Records from a collection:
--- START ---

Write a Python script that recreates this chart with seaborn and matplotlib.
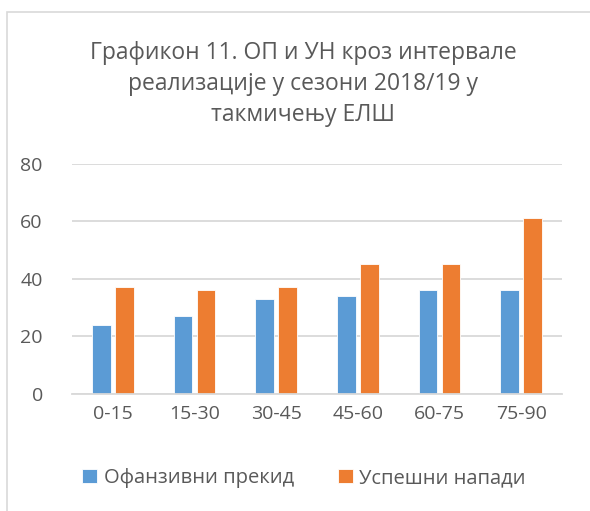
import matplotlib
matplotlib.use("Agg")
import matplotlib.pyplot as plt
import seaborn as sns
import pandas as pd
from matplotlib.patches import Rectangle

categories = ["0-15", "15-30", "30-45", "45-60", "60-75", "75-90"]
series_names = ["Офанзивни прекид", "Успешни напади"]
offensive = [24, 27, 33, 34, 36, 36]
successful = [37, 36, 37, 45, 45, 61]
yticks = [0, 20, 40, 60, 80]
title = "Графикон 11. ОП и УН кроз интервале\nреализације у сезони 2018/19 у\nтакмичењу ЕЛШ"

df = pd.DataFrame({
    "interval": categories * 2,
    "series": [series_names[0]] * len(categories) + [series_names[1]] * len(categories),
    "value": offensive + successful,
})

sns.set_theme(style="white")
plt.rcParams["font.family"] = ["Open Sans", "DejaVu Sans"]
txt = "#595959"
grid = "#D9D9D9"

fig = plt.figure(figsize=(5.9, 5.11), dpi=100)
ax = fig.add_axes([72/590, 1-393.7/511, 490/590, 230/511])

sns.barplot(data=df, x="interval", y="value", hue="series", order=categories,
            hue_order=series_names, palette=["#5B9BD5", "#ED7D31"], saturation=1,
            width=0.57, gap=0.2, edgecolor="white", linewidth=0.6, ax=ax,
            legend=True)

ax.set_ylim(0, 80)
ax.set_yticks(yticks)
ax.set_xlim(-0.5, len(categories) - 0.5)
ax.yaxis.grid(True, color=grid, linewidth=1.3)
ax.set_axisbelow(True)
for s in ["top", "right", "left"]:
    ax.spines[s].set_visible(False)
ax.spines["bottom"].set_color(grid)
ax.spines["bottom"].set_linewidth(1.3)
ax.tick_params(axis="both", length=0, colors=txt, labelsize=14)
ax.tick_params(axis="y", pad=21)
ax.tick_params(axis="x", pad=8)
ax.set_xlabel("")
ax.set_ylabel("")

handles, labels = ax.get_legend_handles_labels()
ax.legend_.remove()
fig.legend(handles, labels, loc="center", bbox_to_anchor=(304/590, 1-478/511),
           ncol=2, frameon=False, fontsize=14.5, handlelength=0.75, handleheight=0.75,
           handletextpad=0.3, columnspacing=2.2, labelcolor=txt)

fig.text(303/590, 1-84/511, title, ha="center", va="center", fontsize=16.5,
         color=txt, linespacing=1.4)

fig.patches.append(Rectangle((7/590, -0.1), 1.2, 1 - 12/511 + 0.1,
                             transform=fig.transFigure, fill=False,
                             edgecolor=grid, linewidth=1.2))

fig.savefig("out.png", dpi=100)
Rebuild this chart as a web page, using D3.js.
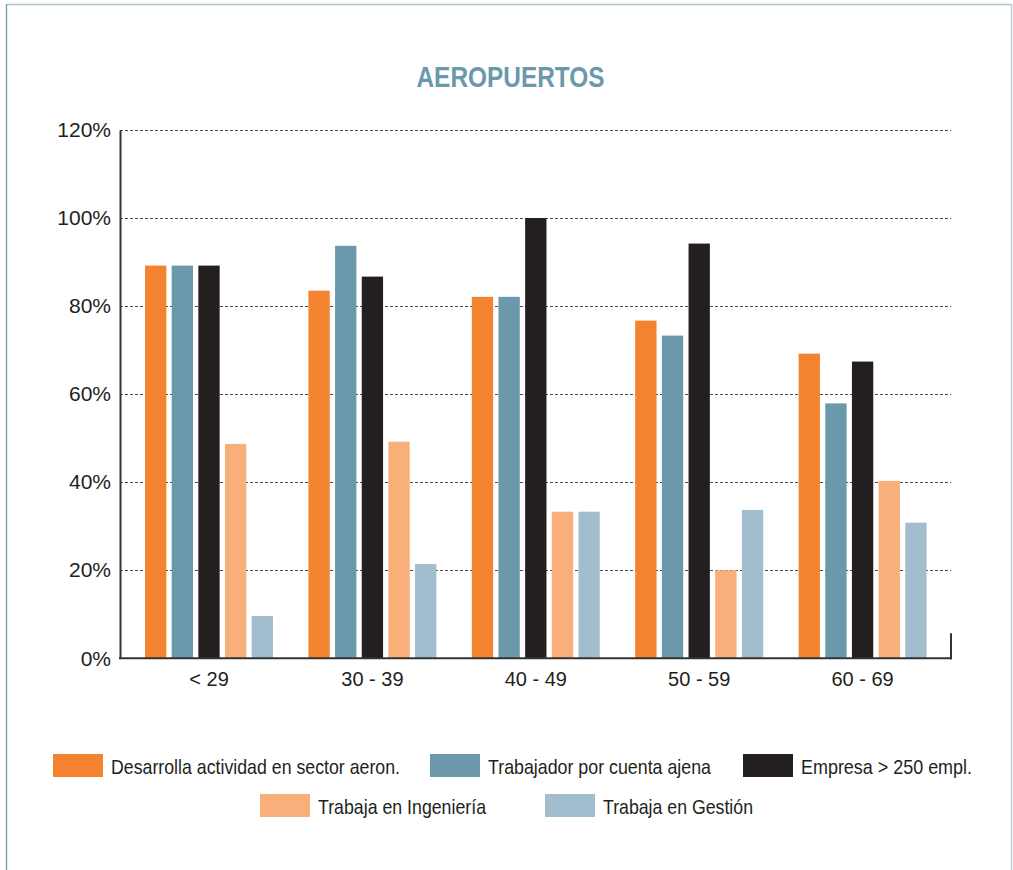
<!DOCTYPE html>
<html>
<head>
<meta charset="utf-8">
<script src="https://cdn.jsdelivr.net/npm/d3@7"></script>
<style>
  html, body { margin: 0; padding: 0; background: #fff; }
  svg { display: block; }
</style>
</head>
<body>
<svg id="chart" width="1013" height="870"></svg>
<script>
// Age groups on the x axis
const categories = ["< 29", "30 - 39", "40 - 49", "50 - 59", "60 - 69"];

// Series names, as shown in the legend
const seriesNames = [
  "Desarrolla actividad en sector aeron.",
  "Trabajador por cuenta ajena",
  "Empresa > 250 empl.",
  "Trabaja en Ingeniería",
  "Trabaja en Gestión"
];

// Percentages per age group, one array per series
const desarrolla  = [89.2, 83.5, 82.1, 76.7, 69.2];
const cuentaAjena = [89.2, 93.7, 82.1, 73.3, 57.9];
const empresa250  = [89.2, 86.7, 100,  94.2, 67.4];
const ingenieria  = [48.7, 49.2, 33.3, 20.0, 40.3];
const gestion     = [9.6,  21.4, 33.3, 33.7, 30.8];

// Y axis ticks
const yTicks = [0, 20, 40, 60, 80, 100, 120];

const seriesValues = [desarrolla, cuentaAjena, empresa250, ingenieria, gestion];
const colors = ["#F3832E", "#6B98AB", "#231F20", "#F9AF79", "#A2BDCD"];

const svg = d3.select("#chart");
const textFont = "'Liberation Sans Narrow', 'Liberation Sans', Arial, sans-serif";

// Card frame
svg.append("line").attr("x1", 6.5).attr("x2", 1011).attr("y1", 4.5).attr("y2", 4.5)
  .attr("stroke", "#A9C3CF").attr("stroke-width", 1.5);
svg.append("line").attr("x1", 6.5).attr("x2", 6.5).attr("y1", 4).attr("y2", 870)
  .attr("stroke", "#7FA3B3").attr("stroke-width", 1.5);
svg.append("line").attr("x1", 1011.5).attr("x2", 1011.5).attr("y1", 4).attr("y2", 870)
  .attr("stroke", "#B9D0DA").attr("stroke-width", 1.5);

// Title
svg.append("text")
  .attr("x", 510.5).attr("y", 87)
  .attr("text-anchor", "middle")
  .attr("font-family", textFont)
  .attr("font-weight", "bold")
  .attr("font-size", 30)
  .attr("fill", "#6B98AB")
  .attr("textLength", 188)
  .attr("lengthAdjust", "spacingAndGlyphs")
  .text("AEROPUERTOS");

// Scales
const plotLeft = 120, plotRight = 951, plotTop = 130, plotBottom = 658.3;
const y = d3.scaleLinear().domain([0, 120]).range([plotBottom, plotTop]);
const x0 = d3.scaleBand().domain(categories).range([127.3, 944.3]).paddingInner(0).paddingOuter(0);
const groupWidth = 128;
const x1 = d3.scaleBand().domain(d3.range(seriesNames.length)).range([0, groupWidth])
  .paddingInner(0.2).paddingOuter(0);

// Dashed gridlines
svg.append("g")
  .selectAll("line")
  .data(yTicks.filter(d => d > 0))
  .join("line")
  .attr("x1", plotLeft).attr("x2", plotRight)
  .attr("y1", d => Math.round(y(d)) + 0.5).attr("y2", d => Math.round(y(d)) + 0.5)
  .attr("stroke", "#4a4a4a")
  .attr("stroke-width", 1)
  .attr("stroke-dasharray", "3,2");

// Bars
const groups = svg.append("g")
  .selectAll("g")
  .data(categories)
  .join("g")
  .attr("transform", d => `translate(${x0(d) + x0.bandwidth() / 2 - groupWidth / 2},0)`);

groups.selectAll("rect")
  .data((c, ci) => seriesValues.map((vals, si) => ({ si, v: vals[ci] })))
  .join("rect")
  .attr("x", d => x1(d.si))
  .attr("width", x1.bandwidth())
  .attr("y", d => y(d.v))
  .attr("height", d => y(0) - y(d.v))
  .attr("fill", d => colors[d.si]);

// Y axis
const yAxis = svg.append("g")
  .attr("transform", `translate(${plotLeft},0)`)
  .call(d3.axisLeft(y).tickValues(yTicks).tickSize(0).tickPadding(9).tickFormat(d => d + "%"));
yAxis.select(".domain").attr("stroke", "#333").attr("stroke-width", 2);
yAxis.selectAll("text")
  .attr("font-family", "'Liberation Sans', Arial, sans-serif")
  .attr("font-size", 21)
  .attr("fill", "#231F20");

// X axis
const xAxis = svg.append("g")
  .attr("transform", `translate(0,${plotBottom})`)
  .call(d3.axisBottom(x0).tickSize(0).tickPadding(14));
xAxis.select(".domain").remove();
xAxis.append("line")
  .attr("x1", plotLeft - 1).attr("x2", plotRight + 1)
  .attr("y1", 0).attr("y2", 0)
  .attr("stroke", "#333").attr("stroke-width", 2);
xAxis.append("line")
  .attr("x1", plotRight).attr("x2", plotRight)
  .attr("y1", -25).attr("y2", 1)
  .attr("stroke", "#333").attr("stroke-width", 2);
xAxis.selectAll(".tick text")
  .attr("font-family", "'Liberation Sans', Arial, sans-serif")
  .attr("font-size", 20)
  .attr("fill", "#231F20");

// Legend
const legendItems = [
  { x: 53,  y: 754, w: 289 },
  { x: 430, y: 754, w: 223 },
  { x: 743, y: 754, w: 171 },
  { x: 260, y: 794, w: 168 },
  { x: 545, y: 794, w: 150 }
];
const legend = svg.append("g")
  .selectAll("g")
  .data(seriesNames)
  .join("g")
  .attr("transform", (d, i) => `translate(${legendItems[i].x},${legendItems[i].y})`);
legend.append("rect")
  .attr("width", 50).attr("height", 23)
  .attr("fill", (d, i) => colors[i]);
legend.append("text")
  .attr("x", 58).attr("y", 20)
  .attr("font-family", textFont)
  .attr("font-size", 21)
  .attr("fill", "#231F20")
  .attr("textLength", (d, i) => legendItems[i].w)
  .attr("lengthAdjust", "spacingAndGlyphs")
  .text(d => d);
</script>
</body>
</html>
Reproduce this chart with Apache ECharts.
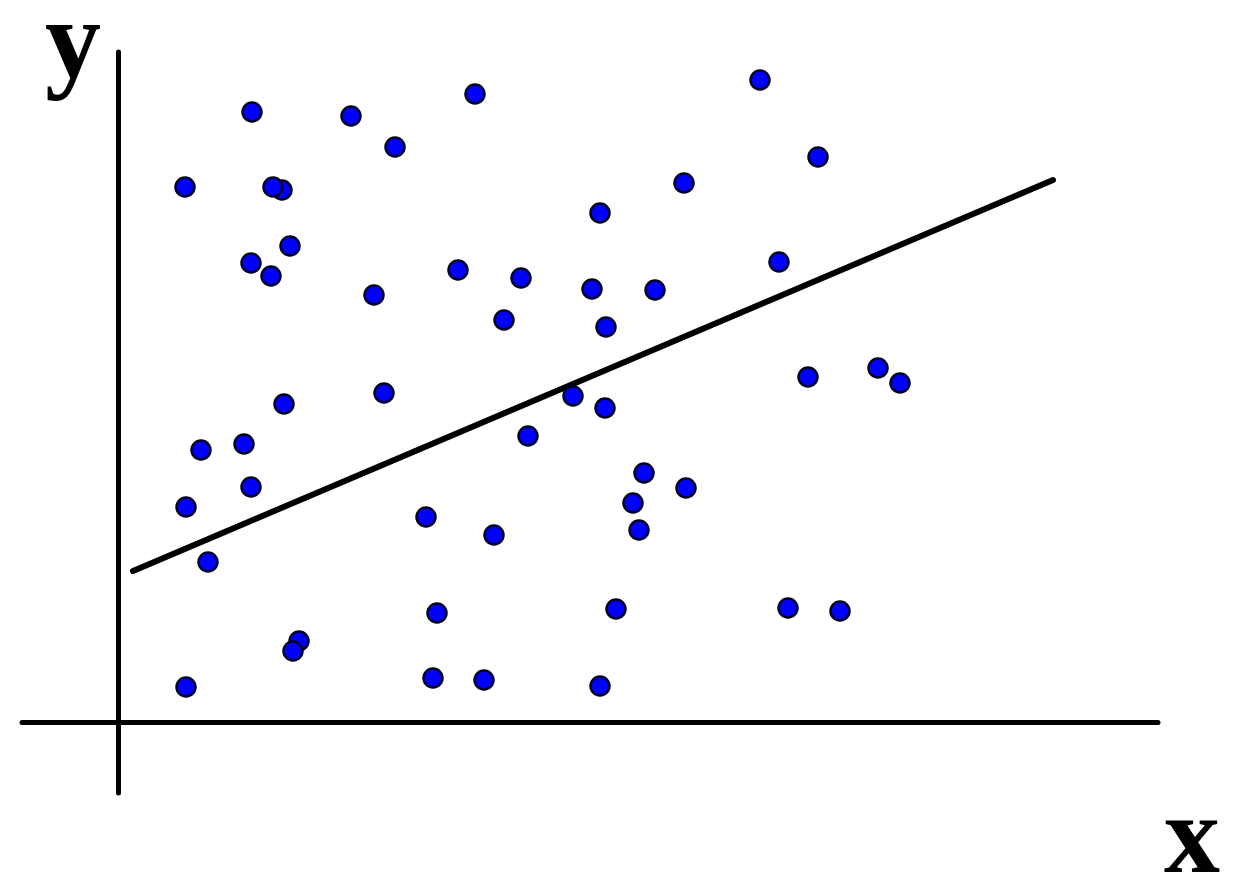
<!DOCTYPE html>
<html>
<head>
<meta charset="utf-8">
<script src="https://cdn.jsdelivr.net/npm/echarts@6/dist/echarts.min.js"></script>
<style>html,body{margin:0;padding:0;background:#fff;}#chart{width:1240px;height:889px;}</style>
</head>
<body>
<div id="chart"></div>
<script>
// Scatter points (x, y) (origin at the axes crossing)
const pointsX = [67,134,233,277,357,642,700,566,482,164,155,172,133,153,256,340,403,474,537,386,488,661,690,760,782,455,487,266,166,83,126,410,526,568,515,521,376,308,133,68,90,319,498,670,722,181,175,68,315,366,482];
const pointsY = [535,610,606,575,628,642,565,539,509,532,535,476,459,446,427,452,444,433,432,402,395,460,345,354,339,326,314,329,318,272,278,286,249,234,219,192,187,205,235,215,160,109,113,114,111,81,71,35,44,42,36];
// Fitted line end points
const trendX = [15, 935];
const trendY = [151, 542];
// Axis labels
const axisNames = { x: 'x', y: 'y' };

const scatterData = pointsX.map((x, i) => [x, pointsY[i]]);
const lineData = trendX.map((x, i) => [x, trendY[i]]);

const chart = echarts.init(document.getElementById('chart'));
chart.setOption({
  animation: false,
  backgroundColor: '#ffffff',
  grid: { left: 22, right: 82, top: 52, bottom: 96, containLabel: false },
  xAxis: {
    type: 'value', min: -96, max: 1040,
    axisLine: { show: true, onZero: true, lineStyle: { color: '#000', width: 5 } },
    axisTick: { show: false }, axisLabel: { show: false }, splitLine: { show: false }
  },
  yAxis: {
    type: 'value', min: -71, max: 670,
    axisLine: { show: true, onZero: true, lineStyle: { color: '#000', width: 5 } },
    axisTick: { show: false }, axisLabel: { show: false }, splitLine: { show: false }
  },
  series: [
    {
      type: 'line', data: lineData, symbol: 'none', z: 2,
      lineStyle: { color: '#000', width: 6, cap: 'round' }
    },
    {
      type: 'scatter', data: scatterData, symbol: 'circle', symbolSize: 19, z: 3,
      itemStyle: { color: '#0000ff', borderColor: '#000022', borderWidth: 2.5, opacity: 1 }
    }
  ],
  graphic: [
    { type: 'text', left: 45, top: -8, style: { text: axisNames.y, font: 'bold 112px "Liberation Serif", "DejaVu Serif", serif', fill: '#000' } },
    { type: 'text', left: 1164, top: 787, style: { text: axisNames.x, font: 'bold 112px "Liberation Serif", "DejaVu Serif", serif', fill: '#000' } }
  ]
});
</script>
</body>
</html>
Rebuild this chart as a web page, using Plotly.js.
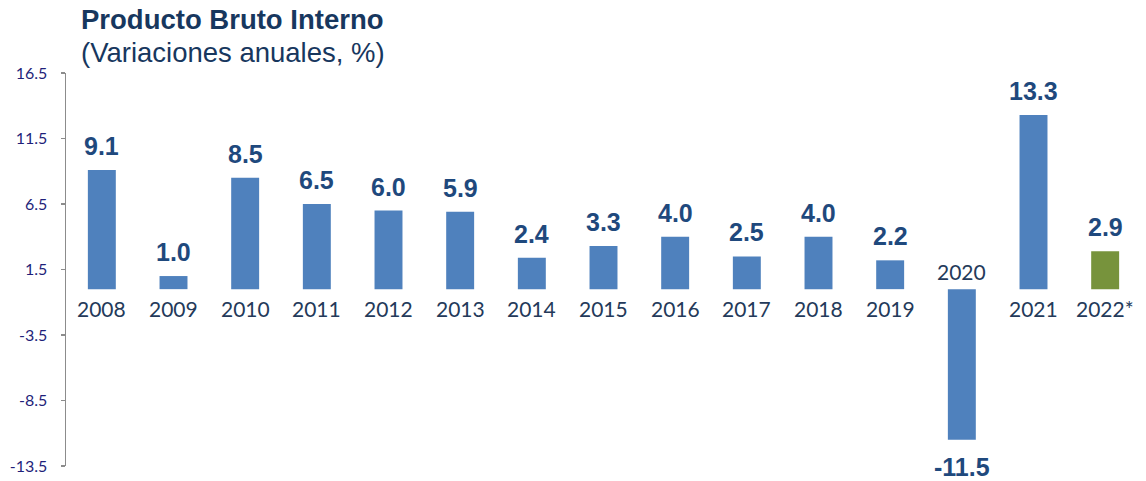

--- END ---

* **Task statement**:
Reproduce the records above from their first line to the line bearing "legend=True)", both ends included, leaving every picture out.

* **Output for this exercise**:
Write a Python script that recreates this chart with seaborn and matplotlib.
import matplotlib
matplotlib.use("Agg")
import matplotlib.pyplot as plt
import seaborn as sns
import pandas as pd
from matplotlib.patches import Rectangle

categories = ["0-15", "15-30", "30-45", "45-60", "60-75", "75-90"]
series_names = ["Офанзивни прекид", "Успешни напади"]
offensive = [24, 27, 33, 34, 36, 36]
successful = [37, 36, 37, 45, 45, 61]
yticks = [0, 20, 40, 60, 80]
title = "Графикон 11. ОП и УН кроз интервале\nреализације у сезони 2018/19 у\nтакмичењу ЕЛШ"

df = pd.DataFrame({
    "interval": categories * 2,
    "series": [series_names[0]] * len(categories) + [series_names[1]] * len(categories),
    "value": offensive + successful,
})

sns.set_theme(style="white")
plt.rcParams["font.family"] = ["Open Sans", "DejaVu Sans"]
txt = "#595959"
grid = "#D9D9D9"

fig = plt.figure(figsize=(5.9, 5.11), dpi=100)
ax = fig.add_axes([72/590, 1-393.7/511, 490/590, 230/511])

sns.barplot(data=df, x="interval", y="value", hue="series", order=categories,
            hue_order=series_names, palette=["#5B9BD5", "#ED7D31"], saturation=1,
            width=0.57, gap=0.2, edgecolor="white", linewidth=0.6, ax=ax,
            legend=True)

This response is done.